* start *
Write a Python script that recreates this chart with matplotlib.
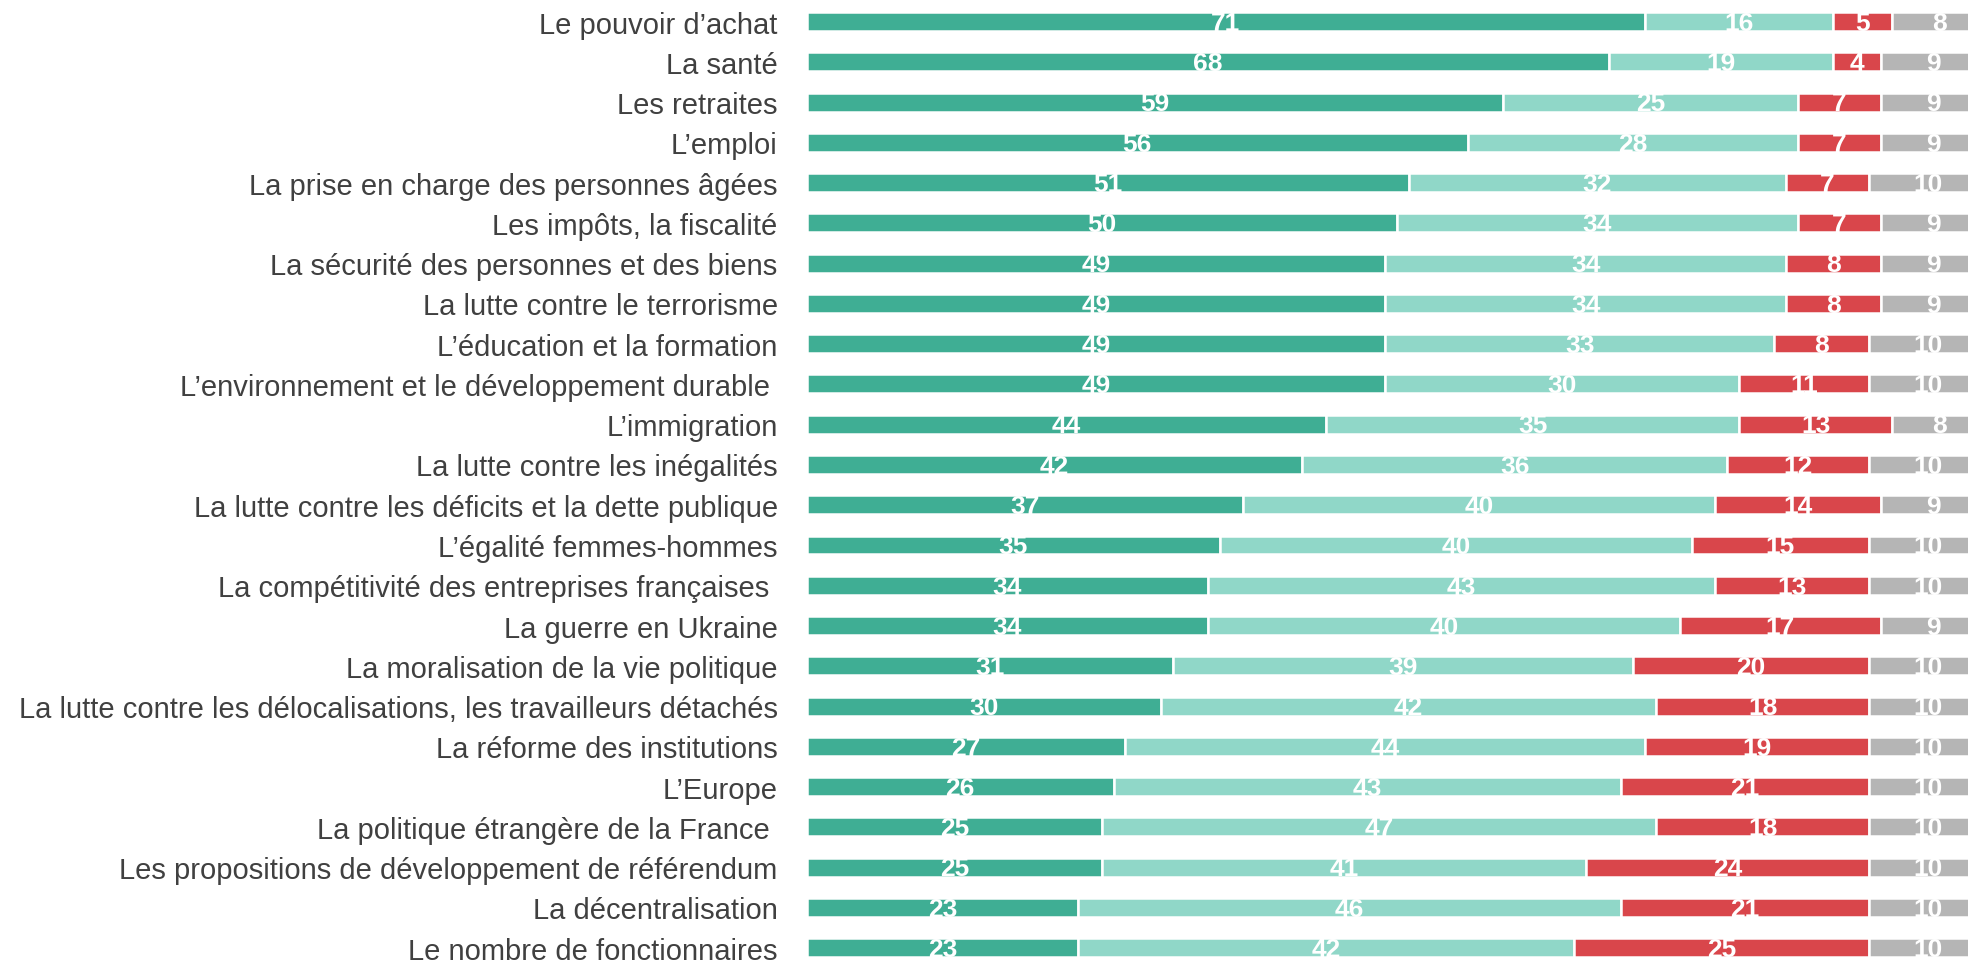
import matplotlib.pyplot as plt
import numpy as np

plt.rcParams['font.family'] = ['Liberation Sans', 'DejaVu Sans']

topics = [
    "Le pouvoir d\u2019achat",
    "La santé",
    "Les retraites",
    "L\u2019emploi",
    "La prise en charge des personnes âgées",
    "Les impôts, la fiscalité",
    "La sécurité des personnes et des biens",
    "La lutte contre le terrorisme",
    "L\u2019éducation et la formation",
    "L\u2019environnement et le développement durable ",
    "L\u2019immigration",
    "La lutte contre les inégalités",
    "La lutte contre les déficits et la dette publique",
    "L\u2019égalité femmes-hommes",
    "La compétitivité des entreprises françaises ",
    "La guerre en Ukraine",
    "La moralisation de la vie politique",
    "La lutte contre les délocalisations, les travailleurs détachés",
    "La réforme des institutions",
    "L\u2019Europe",
    "La politique étrangère de la France ",
    "Les propositions de développement de référendum",
    "La décentralisation",
    "Le nombre de fonctionnaires",
]

tres_important = [71, 68, 59, 56, 51, 50, 49, 49, 49, 49, 44, 42, 37, 35, 34, 34, 31, 30, 27, 26, 25, 25, 23, 23]
assez_important = [16, 19, 25, 28, 32, 34, 34, 34, 33, 30, 35, 36, 40, 40, 43, 40, 39, 42, 44, 43, 47, 41, 46, 42]
pas_important = [5, 4, 7, 7, 7, 7, 8, 8, 8, 11, 13, 12, 14, 15, 13, 17, 20, 18, 19, 21, 18, 24, 21, 25]
nsp = [8, 9, 9, 9, 10, 9, 9, 9, 10, 10, 8, 10, 9, 10, 10, 9, 10, 10, 10, 10, 10, 10, 10, 10]

series = [tres_important, assez_important, pas_important, nsp]
colors = ['#3fae94', '#90d7c8', '#d9464b', '#b5b5b5']

fig = plt.figure(figsize=(19.68, 9.62), dpi=100)
ax = fig.add_axes([0.41, 0.0, 0.59, 1.0])

y = np.arange(len(topics))
left = np.zeros(len(topics))
for vals, col in zip(series, colors):
    vals = np.array(vals, dtype=float)
    ax.barh(y, vals, left=left, height=0.47, color=col, edgecolor='white', linewidth=1.8)
    # value labels centred in each segment
    for yi, l, v in zip(y, left, vals):
        ax.text(l + v / 2, yi + 0.03, str(int(v)), ha='center', va='center',
                color='white', fontsize=19, fontweight='bold', clip_on=True)
    left += vals

ax.set_xlim(0, 98.4)
ax.set_ylim(23.33, -0.56)
ax.set_yticks(y)
ax.set_yticklabels(topics, fontsize=21, color='#404040')
ax.tick_params(axis='y', length=0, pad=21)
ax.set_xticks([])
for s in ax.spines.values():
    s.set_visible(False)

fig.savefig('out.png', dpi=100)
* end *
#### GIVEN PROBLEM:
Repeat the data exactly in full, omitting its pictures.

#### OUTPUT OF THE TASK:
Write a Python script that recreates this chart with matplotlib.
import matplotlib.pyplot as plt
import numpy as np

plt.rcParams['font.family'] = ['Liberation Sans', 'DejaVu Sans']

topics = [
    "Le pouvoir d\u2019achat",
    "La santé",
    "Les retraites",
    "L\u2019emploi",
    "La prise en charge des personnes âgées",
    "Les impôts, la fiscalité",
    "La sécurité des personnes et des biens",
    "La lutte contre le terrorisme",
    "L\u2019éducation et la formation",
    "L\u2019environnement et le développement durable ",
    "L\u2019immigration",
    "La lutte contre les inégalités",
    "La lutte contre les déficits et la dette publique",
    "L\u2019égalité femmes-hommes",
    "La compétitivité des entreprises françaises ",
    "La guerre en Ukraine",
    "La moralisation de la vie politique",
    "La lutte contre les délocalisations, les travailleurs détachés",
    "La réforme des institutions",
    "L\u2019Europe",
    "La politique étrangère de la France ",
    "Les propositions de développement de référendum",
    "La décentralisation",
    "Le nombre de fonctionnaires",
]

tres_important = [71, 68, 59, 56, 51, 50, 49, 49, 49, 49, 44, 42, 37, 35, 34, 34, 31, 30, 27, 26, 25, 25, 23, 23]
assez_important = [16, 19, 25, 28, 32, 34, 34, 34, 33, 30, 35, 36, 40, 40, 43, 40, 39, 42, 44, 43, 47, 41, 46, 42]
pas_important = [5, 4, 7, 7, 7, 7, 8, 8, 8, 11, 13, 12, 14, 15, 13, 17, 20, 18, 19, 21, 18, 24, 21, 25]
nsp = [8, 9, 9, 9, 10, 9, 9, 9, 10, 10, 8, 10, 9, 10, 10, 9, 10, 10, 10, 10, 10, 10, 10, 10]

series = [tres_important, assez_important, pas_important, nsp]
colors = ['#3fae94', '#90d7c8', '#d9464b', '#b5b5b5']

fig = plt.figure(figsize=(19.68, 9.62), dpi=100)
ax = fig.add_axes([0.41, 0.0, 0.59, 1.0])

y = np.arange(len(topics))
left = np.zeros(len(topics))
for vals, col in zip(series, colors):
    vals = np.array(vals, dtype=float)
    ax.barh(y, vals, left=left, height=0.47, color=col, edgecolor='white', linewidth=1.8)
    # value labels centred in each segment
    for yi, l, v in zip(y, left, vals):
        ax.text(l + v / 2, yi + 0.03, str(int(v)), ha='center', va='center',
                color='white', fontsize=19, fontweight='bold', clip_on=True)
    left += vals

ax.set_xlim(0, 98.4)
ax.set_ylim(23.33, -0.56)
ax.set_yticks(y)
ax.set_yticklabels(topics, fontsize=21, color='#404040')
ax.tick_params(axis='y', length=0, pad=21)
ax.set_xticks([])
for s in ax.spines.values():
    s.set_visible(False)

fig.savefig('out.png', dpi=100)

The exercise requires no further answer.